Given request
Print the listing from its top line through the line containing "const xTickLabels = sectors.map(String);", nothing more, and leave out the pictures.
_ _ _
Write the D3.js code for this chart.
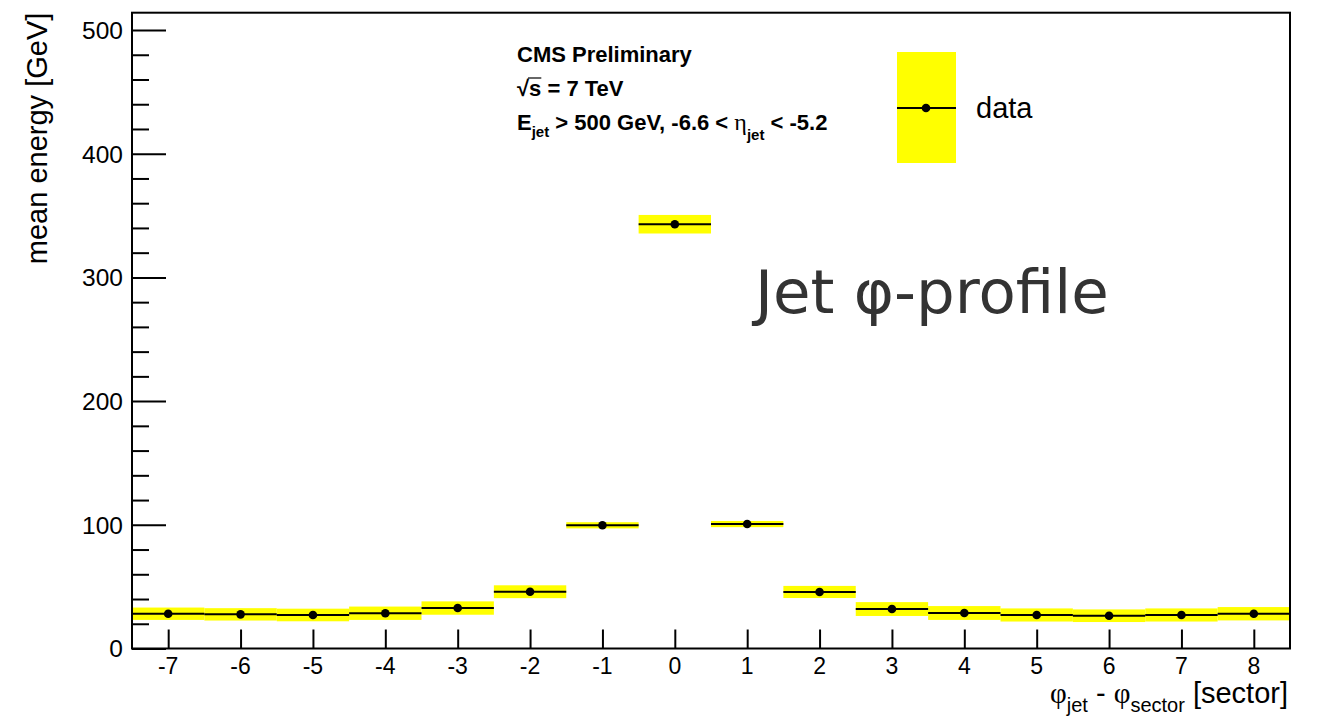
<!DOCTYPE html>
<html>
<head>
<meta charset="utf-8">
<script src="https://cdn.jsdelivr.net/npm/d3@7"></script>
<style>
  html, body { margin: 0; padding: 0; background: #fff; }
  svg { display: block; }
</style>
</head>
<body>
<svg id="chart" width="1320" height="718"></svg>
<script>
// Jet phi-profile: mean energy per azimuthal sector relative to the jet axis
const sectors = [-7, -6, -5, -4, -3, -2, -1, 0, 1, 2, 3, 4, 5, 6, 7, 8];
const meanEnergy = [28.1, 27.6, 27.1, 28.5, 32.7, 45.9, 99.6, 343.0, 100.6, 45.7, 31.9, 28.7, 27.1, 26.5, 27.1, 28.1];
const energyErr = [5.0, 5.0, 5.1, 5.4, 5.4, 5.2, 2.5, 7.5, 2.5, 4.9, 5.6, 5.6, 5.3, 5.1, 5.3, 5.4];
const yMajorTicks = [0, 100, 200, 300, 400, 500];
const yMinorTicks = d3.range(20, 501, 20).filter(v => v % 100 !== 0);
const xTickLabels = sectors.map(String);

const svg = d3.select("#chart");
const font = "'Liberation Sans', Arial, Helvetica, sans-serif";
const symFont = "'Liberation Serif', 'DejaVu Serif', serif";

const x = d3.scaleLinear().domain([-7.5, 8.5]).range([132, 1290]);
const y = d3.scaleLinear().domain([0, 514]).range([648.5, 12.7]);

const rows = sectors.map((s, i) => ({ s, v: meanEnergy[i], e: energyErr[i] }));

// Error bands (full bin width)
svg.append("g").selectAll("rect").data(rows).join("rect")
  .attr("x", d => x(d.s - 0.5))
  .attr("width", d => x(d.s + 0.5) - x(d.s - 0.5))
  .attr("y", d => y(d.v + d.e))
  .attr("height", d => y(d.v - d.e) - y(d.v + d.e))
  .attr("fill", "#ffff00");

// Bin-width horizontal bars
svg.append("g").selectAll("line").data(rows).join("line")
  .attr("x1", d => x(d.s - 0.5))
  .attr("x2", d => x(d.s + 0.5))
  .attr("y1", d => y(d.v))
  .attr("y2", d => y(d.v))
  .attr("stroke", "#000")
  .attr("stroke-width", 2);

// Markers
svg.append("g").selectAll("circle").data(rows).join("circle")
  .attr("cx", d => x(d.s))
  .attr("cy", d => y(d.v))
  .attr("r", 4.3)
  .attr("fill", "#000");

// Y axis: major + minor ticks, drawn inward
const yAxisMajor = d3.axisRight(y).tickValues(yMajorTicks).tickSize(34).tickFormat("");
const yAxisMinor = d3.axisRight(y).tickValues(yMinorTicks).tickSize(17).tickFormat("");
const gyMaj = svg.append("g").attr("transform", `translate(${x(-7.5)},0)`).call(yAxisMajor);
const gyMin = svg.append("g").attr("transform", `translate(${x(-7.5)},0)`).call(yAxisMinor);
[gyMaj, gyMin].forEach(g => {
  g.select(".domain").remove();
  g.selectAll(".tick line").attr("stroke", "#000").attr("stroke-width", 2);
});
svg.append("g").selectAll("text").data(yMajorTicks).join("text")
  .attr("x", 123)
  .attr("y", d => y(d))
  .attr("dy", "0.36em")
  .attr("text-anchor", "end")
  .attr("font-family", font)
  .attr("font-size", 24.5)
  .attr("fill", "#000")
  .text(d => d);

// X axis: ticks pointing up into the plot
const xAxis = d3.axisTop(x).tickValues(sectors).tickSize(19).tickFormat("");
const gx = svg.append("g").attr("transform", `translate(0,${y(0)})`).call(xAxis);
gx.select(".domain").remove();
gx.selectAll(".tick line").attr("stroke", "#000").attr("stroke-width", 2);
svg.append("g").selectAll("text").data(sectors).join("text")
  .attr("x", d => x(d))
  .attr("y", 674)
  .attr("text-anchor", "middle")
  .attr("font-family", font)
  .attr("font-size", 23)
  .attr("fill", "#000")
  .text((d, i) => xTickLabels[i]);

// Frame
svg.append("rect")
  .attr("x", x(-7.5)).attr("y", y(514))
  .attr("width", x(8.5) - x(-7.5))
  .attr("height", y(0) - y(514))
  .attr("fill", "none")
  .attr("stroke", "#000")
  .attr("stroke-width", 2);

// Y axis title
svg.append("text")
  .attr("transform", `translate(47,${y(514)}) rotate(-90)`)
  .attr("text-anchor", "end")
  .attr("font-family", font)
  .attr("font-size", 29)
  .attr("fill", "#000")
  .text("mean energy [GeV]");

// X axis title
const xt = svg.append("text")
  .attr("x", 1288).attr("y", 703)
  .attr("text-anchor", "end")
  .attr("font-family", font)
  .attr("font-size", 29)
  .attr("fill", "#000");
xt.append("tspan").attr("font-family", symFont).text("φ");
xt.append("tspan").attr("font-size", 20).attr("dy", 9).text("jet");
xt.append("tspan").attr("dy", -9).text(" - ");
xt.append("tspan").attr("font-family", symFont).text("φ");
xt.append("tspan").attr("font-size", 20).attr("dy", 9).text("sector");
xt.append("tspan").attr("dy", -9).text(" [sector]");

// Header block
svg.append("text")
  .attr("x", 517).attr("y", 62)
  .attr("font-family", font).attr("font-weight", "bold").attr("font-size", 22)
  .attr("fill", "#000")
  .text("CMS Preliminary");

const sq = svg.append("text")
  .attr("x", 517).attr("y", 96)
  .attr("font-family", font).attr("font-weight", "bold").attr("font-size", 22)
  .attr("fill", "#000")
  .text("√s = 7 TeV");
const sExt = sq.node().getExtentOfChar(1);
svg.append("line")
  .attr("x1", sExt.x - 1).attr("x2", sExt.x + sExt.width)
  .attr("y1", 96 - 18).attr("y2", 96 - 18)
  .attr("stroke", "#000").attr("stroke-width", 1.2);

const l3 = svg.append("text")
  .attr("x", 517).attr("y", 130)
  .attr("font-family", font).attr("font-weight", "bold").attr("font-size", 22)
  .attr("fill", "#000");
l3.append("tspan").text("E");
l3.append("tspan").attr("font-size", 15).attr("dy", 7).text("jet");
l3.append("tspan").attr("dy", -7).text(" > 500 GeV, -6.6 < ");
l3.append("tspan").attr("font-family", symFont).attr("font-weight", "normal").attr("font-size", 24).text("η");
l3.append("tspan").attr("font-size", 15).attr("dy", 10).text("jet");
l3.append("tspan").attr("dy", -10).text(" < -5.2");

// Legend
svg.append("rect")
  .attr("x", 897).attr("y", 52).attr("width", 59).attr("height", 111)
  .attr("fill", "#ffff00");
svg.append("line")
  .attr("x1", 897).attr("x2", 956).attr("y1", 108).attr("y2", 108)
  .attr("stroke", "#000").attr("stroke-width", 2);
svg.append("circle").attr("cx", 926).attr("cy", 108).attr("r", 4.3).attr("fill", "#000");
svg.append("text")
  .attr("x", 976).attr("y", 118)
  .attr("font-family", font).attr("font-size", 29)
  .attr("fill", "#000")
  .text("data");

// Annotation
svg.append("text")
  .attr("x", 755).attr("y", 313)
  .attr("font-family", "'DejaVu Sans', Verdana, sans-serif")
  .attr("font-size", 61)
  .attr("fill", "#333")
  .text("Jet φ-profile");
</script>
</body>
</html>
_ _ _
Solution for this problem
Write the D3.js code for this chart.
<!DOCTYPE html>
<html>
<head>
<meta charset="utf-8">
<script src="https://cdn.jsdelivr.net/npm/d3@7"></script>
<style>
  html, body { margin: 0; padding: 0; background: #fff; }
  svg { display: block; }
</style>
</head>
<body>
<svg id="chart" width="1320" height="718"></svg>
<script>
// Jet phi-profile: mean energy per azimuthal sector relative to the jet axis
const sectors = [-7, -6, -5, -4, -3, -2, -1, 0, 1, 2, 3, 4, 5, 6, 7, 8];
const meanEnergy = [28.1, 27.6, 27.1, 28.5, 32.7, 45.9, 99.6, 343.0, 100.6, 45.7, 31.9, 28.7, 27.1, 26.5, 27.1, 28.1];
const energyErr = [5.0, 5.0, 5.1, 5.4, 5.4, 5.2, 2.5, 7.5, 2.5, 4.9, 5.6, 5.6, 5.3, 5.1, 5.3, 5.4];
const yMajorTicks = [0, 100, 200, 300, 400, 500];
const yMinorTicks = d3.range(20, 501, 20).filter(v => v % 100 !== 0);
const xTickLabels = sectors.map(String);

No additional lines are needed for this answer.